Zivilgesellschaftliche Gruppen in Afghanistan klagen, sie bekämen zu wenig Unterstützung.
Mir sind solche Klagen nie zu Ohr gekommen. Wenn das so wäre, würde ich mich gerne persönlich um Abhilfe kümmern.
In welche Bereiche werden die 125 Millionen Euro nächstes Jahr fließen?
In die Unterstützung von Frauen, ihre Ausbildung, ihre berufliche Förderung, aber auch die Rechtshilfe für Frauen im Gefängnis zum Beispiel. In die Bildung, in die Ausbildung vor allem von Lehrerinnen, das ist ja ganz wichtig, sonst gehen die Kinder auf Koranschulen und werden dort aufgehetzt. In die Reintegration von Flüchtlingen, in die Stärkung des Rechtssystems. Das ist ganz wichtig, denn was hilft es, wenn die Polizei es schafft, Verbrecher festzunehmen, aber dann fehlt die Justiz, um ihnen den Prozess zu machen.
Auf dem neuen Afghanistan-Konzept lächeln uns Polizistinnen an, 300 sind bisher ausgebildet worden. Wie viel sind davon im Einsatz?
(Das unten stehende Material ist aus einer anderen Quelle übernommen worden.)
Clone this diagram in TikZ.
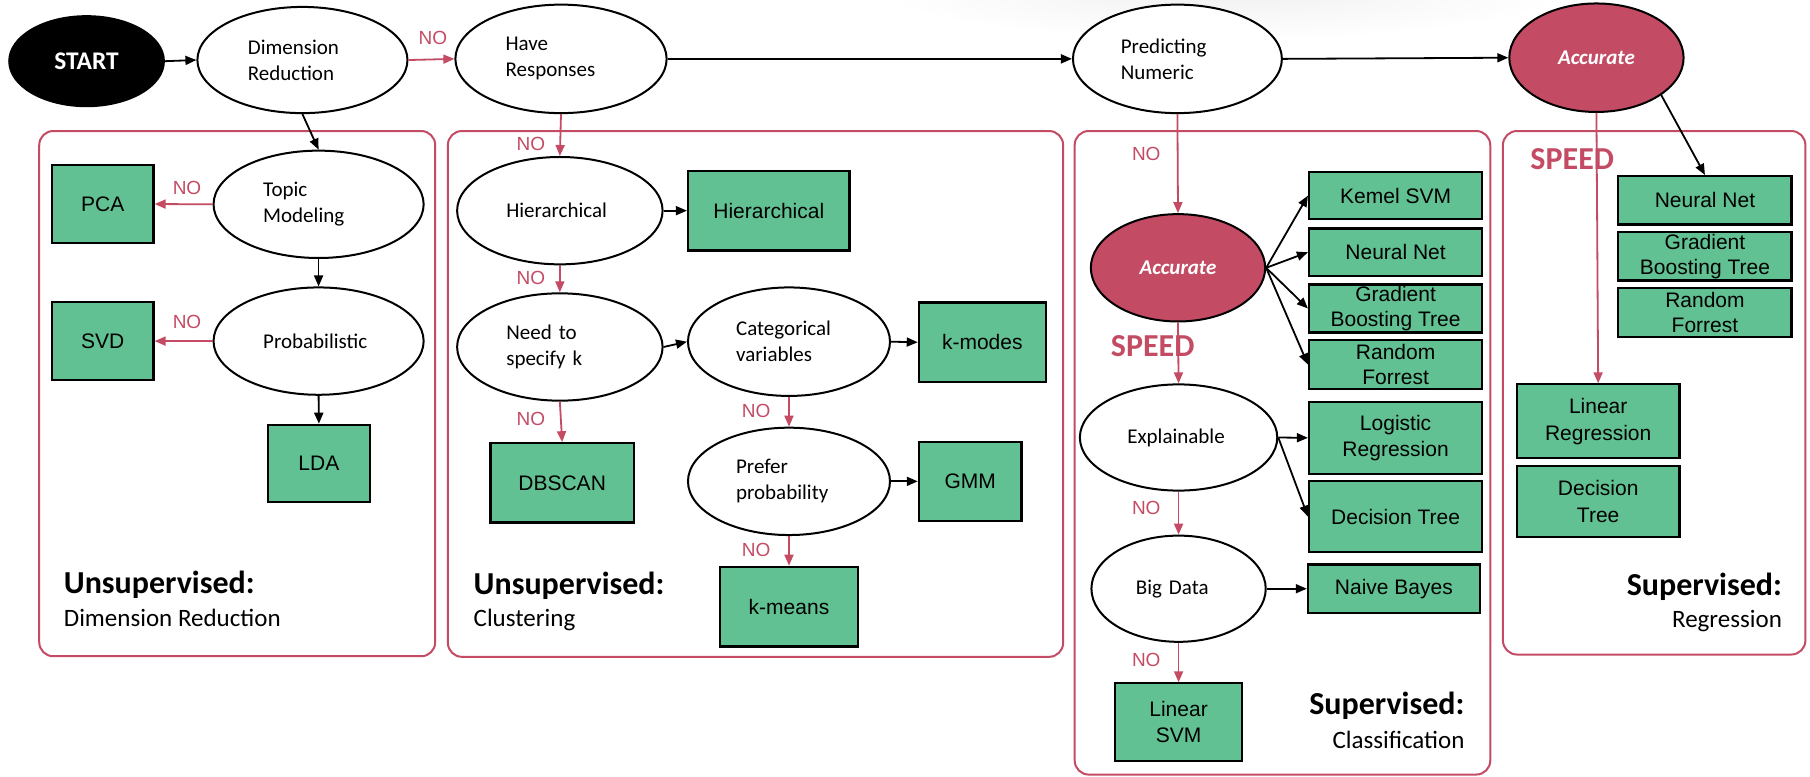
\documentclass[tikz,border=0pt]{standalone}
\usepackage{fontspec}
\setmainfont{Carlito}
\newfontfamily\boxfont{Liberation Sans}
\usetikzlibrary{shapes.geometric, arrows.meta}
\definecolor{crim}{RGB}{196,75,100}
\definecolor{leaf}{RGB}{97,193,146}

\begin{document}
\begin{tikzpicture}[x=0.5771pt, y=-0.5771pt,
  sz/.style 2 args={minimum width=#1*0.5771pt, minimum height=#2*0.5771pt},
  tw/.style={text width=#1*0.5771pt},
  q/.style={ellipse, draw=black, line width=1pt, fill=white, inner sep=0pt,
            align=left, font=\fontsize{10.5}{13}\selectfont},
  acc/.style={fill=crim, text=white, align=center,
            font=\bfseries\itshape\fontsize{10.5}{13}\selectfont},
  term/.style={rectangle, draw=black, line width=1.1pt, fill=leaf, inner sep=0pt,
            align=center, font=\boxfont\fontsize{10.5}{12.5}\selectfont},
  panel/.style={draw=crim, line width=1pt, rounded corners=7pt},
  flow/.style={draw=black, line width=0.9pt, -{Triangle[length=5.5pt,width=4.5pt]}},
  nope/.style={draw=crim, line width=0.9pt, -{Triangle[length=5.5pt,width=4.5pt]}},
  nolab/.style={text=crim, font=\boxfont\fontsize{9.5}{11}\selectfont, inner sep=0pt},
  speed/.style={text=crim, font=\bfseries\fontsize{16}{18}\selectfont, inner sep=0pt},
  head/.style={font=\bfseries\fontsize{16}{19}\selectfont, inner sep=0pt},
  sub/.style={font=\fontsize{12.5}{15}\selectfont, inner sep=0pt},
]
\useasboundingbox (0,0) rectangle (1568,673);

% faint shadow along the top edge
\shade[inner color=black!6, outer color=white] (1060,-10) ellipse [x radius=300, y radius=45];

% group panels
\draw[panel] (34,113.5) rectangle (377,568.5);
\draw[panel] (388,113.5) rectangle (921,569);
\draw[panel] (931,113.5) rectangle (1291,671);
\draw[panel] (1302,113.5) rectangle (1564,567);

% top row
\node[q, fill=black, text=white, align=center, font=\bfseries\fontsize{12.7}{15}\selectfont, sz={134}{78}] (start) at (75,53) {START};
\node[q, sz={182}{92}, tw=94.6] (dr) at (262,52) {Dimension\\Reduction};
\node[q, sz={183}{94}, tw=96] (hr) at (486,51) {Have\\Responses};
\node[q, sz={181}{94}, tw=98] (pn) at (1020,51) {Predicting\\Numeric};
\node[q, acc, sz={151}{94}] (acctop) at (1383,50) {Accurate};

% dimension reduction
\node[q, sz={182}{93}, tw=96] (topic) at (276,177) {Topic\\Modeling};
\node[q, sz={182}{93}, tw=96] (prob) at (276,295.5) {Probabilistic};
\node[term, sz={88}{67.5}] (pca) at (89,176.75) {PCA};
\node[term, sz={88}{68}] (svd) at (89,295.5) {SVD};
\node[term, sz={88.5}{67}] (lda) at (276.25,401.5) {LDA};

% clustering
\node[q, sz={178}{93}, tw=92.8] (hierq) at (485,182.5) {Hierarchical};
\node[q, sz={178}{93}, tw=92.8] (needk) at (485,300.6) {Need to\\specify k};
\node[q, sz={175}{94}, tw=91.6] (cat) at (683.5,296) {Categorical\\variables};
\node[q, sz={175}{93}, tw=91.6] (prefer) at (683.5,417) {Prefer\\probability};
\node[term, sz={140}{69}] (hierbox) at (666,182.5) {Hierarchical};
\node[term, sz={110}{69}] (kmodes) at (851,296.5) {k-modes};
\node[term, sz={124}{68.6}] (dbscan) at (487,418.3) {DBSCAN};
\node[term, sz={89}{68}] (gmm) at (840.5,417) {GMM};
\node[term, sz={119}{69}] (kmeans) at (683.5,525.5) {k-means};

% classification
\node[q, acc, sz={151}{93}] (acc2) at (1020.5,232) {Accurate};
\node[q, sz={171}{92}, tw=88.8] (explain) at (1021,379) {Explainable};
\node[q, sz={151}{92}, tw=74] (bigdata) at (1021,510) {Big Data};
\node[term, sz={150}{41}] (kemel) at (1209,169.5) {Kemel SVM};
\node[term, sz={150}{41}] (nn1) at (1209,218.5) {Neural Net};
\node[term, sz={150}{41.5}] (gbt1) at (1209,267.25) {Gradient\\Boosting Tree};
\node[term, sz={150}{42.4}] (rf1) at (1209,315.8) {Random\\Forrest};
\node[term, sz={150}{62.6}, font=\boxfont\fontsize{10.5}{13}\selectfont] (logreg) at (1209,379.3) {Logistic\\Regression};
\node[term, sz={150}{61}] (dt1) at (1209,447.5) {Decision Tree};
\node[term, sz={149}{42}] (nb) at (1207.5,510) {Naive Bayes};
\node[term, sz={110}{67}, font=\boxfont\fontsize{10.5}{13}\selectfont] (linsvm) at (1021,625.5) {Linear\\SVM};

% regression
\node[term, sz={150}{42}] (nn2) at (1477,173.5) {Neural Net};
\node[term, sz={150}{42.3}] (gbt2) at (1477,221.85) {Gradient\\Boosting Tree};
\node[term, sz={150}{42.5}] (rf2) at (1477,270.75) {Random\\Forrest};
\node[term, sz={141}{64}, font=\boxfont\fontsize{10.5}{13.3}\selectfont] (linreg) at (1384.5,365) {Linear\\Regression};
\node[term, sz={141}{61}, font=\boxfont\fontsize{10.5}{13.3}\selectfont] (dt2) at (1384.5,434.5) {Decision\\Tree};

% connectors
\draw[flow] (start.east) -- (dr.west);
\draw[nope] (dr.east) -- (hr.west);
\draw[flow] (hr.east) -- (pn.west);
\draw[flow] (pn.east) -- (acctop.west);

\draw[flow] (dr.south) -- (topic.north);
\draw[flow] (topic.south) -- (prob.north);
\draw[flow] (prob.south) -- (lda.north);
\draw[nope] (topic.west) -- (pca.east);
\draw[nope] (prob.west) -- (svd.east);

\draw[nope] (hr.south) -- (hierq.north);
\draw[flow] (hierq.east) -- (hierbox.west);
\draw[nope] (hierq.south) -- (needk.north);
\draw[flow] (needk.east) -- (cat.west);
\draw[flow] (cat.east) -- (kmodes.west);
\draw[nope] (needk.south) -- (dbscan.north);
\draw[nope] (cat.south) -- (prefer.north);
\draw[flow] (prefer.east) -- (gmm.west);
\draw[nope] (prefer.south) -- (kmeans.north);

\draw[nope] (pn.south) -- (acc2.north);
\draw[flow] (acc2.east) -- (kemel.west);
\draw[flow] (acc2.east) -- (nn1.west);
\draw[flow] (acc2.east) -- (gbt1.west);
\draw[flow] (acc2.east) -- (rf1.west);
\draw[nope] (acc2.south) -- (explain.north);
\draw[flow] (explain.east) -- (logreg.west);
\draw[flow] (explain.east) -- (dt1.west);
\draw[nope] (explain.south) -- (bigdata.north);
\draw[flow] (bigdata.east) -- (nb.west);
\draw[nope] (bigdata.south) -- (linsvm.north);

\draw[nope] (acctop.south) -- (linreg.north);
\draw[flow] (acctop.-30) -- (nn2.north);

% NO labels
\node[nolab] (no1) at (375,33) {NO};
\node[nolab] (no2) at (460,125) {NO};
\node[nolab] (no3) at (162,163) {NO};
\node[nolab] (no4) at (162,279) {NO};
\node[nolab] (no5) at (460,241) {NO};
\node[nolab] (no6) at (460,363) {NO};
\node[nolab] (no7) at (655,356) {NO};
\node[nolab] (no8) at (655,476) {NO};
\node[nolab] (no9) at (993,133) {NO};
\node[nolab] (no10) at (993,440) {NO};
\node[nolab] (no11) at (993,572) {NO};

% speed labels
\node[speed, anchor=base west] (speed1) at (962,308.5) {SPEED};
\node[speed, anchor=base west] (speed2) at (1325.5,146.5) {SPEED};

% panel titles
\node[head, anchor=base west] (h1) at (55,514) {Unsupervised:};
\node[sub, anchor=base west] (s1) at (55,542.5) {Dimension Reduction};
\node[head, anchor=base west] (h2) at (410,515) {Unsupervised:};
\node[sub, anchor=base west] (s2) at (410,543) {Clustering};
\node[head, anchor=base east] (h3) at (1269,618.6) {Supervised:};
\node[sub, anchor=base east] (s3) at (1269,648) {Classification};
\node[head, anchor=base east] (h4) at (1544,515.5) {Supervised:};
\node[sub, anchor=base east] (s4) at (1544,544) {Regression};
\end{tikzpicture}
\end{document}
Das sind sie alle. Aber wichtig ist, dass sie nicht nur in der Verwaltung eingesetzt werden, sondern auch in der Öffentlichkeit. Obwohl auch in der Verwaltung noch ein Umdenken einsetzen muss. Ich kenne kein Land, dass strukturell so patriarchalisch, also männerdominiert aufgebaut ist wie Afghanistan.
Wie schwer ist es, Frauen zu rekrutieren? Man hört immer wieder, dass diese Frauen sehr gefährdet sind?
Als wir in der Polizeiakademie waren, wurden wir gebeten, Wohnungen für die afghanischen Polizistinnen zu schaffen, wo diese Schutz genießen. Noch wichtiger ist aber, dass vonseiten der Politik in Afghanistan immer wieder klargemacht wird: Wir nehmen Frauendiskriminierung nicht hin.
Zuletzt wurde immer wieder kritisiert, dass das Verhältnis von militärischen zu zivilen Mitteln 5 zu 1 beträgt. Die Grünen fordern eine Verdopplung der zivilen Mittel auf 200 Millionen Euro. Kann so eine Kehrtwende stattfinden, und wenn ja, wie?
Ich habe oft das Gefühl, dass das eine Ersatzhandlung ist. Ich fordere sonst immer mehr Geld, aber diesmal glaube ich, es ist nicht der richtige Zeitpunkt. Nicht alle Leistungen müssen von Deutschland erbracht werden. Entscheidend ist die gute Koordinierung.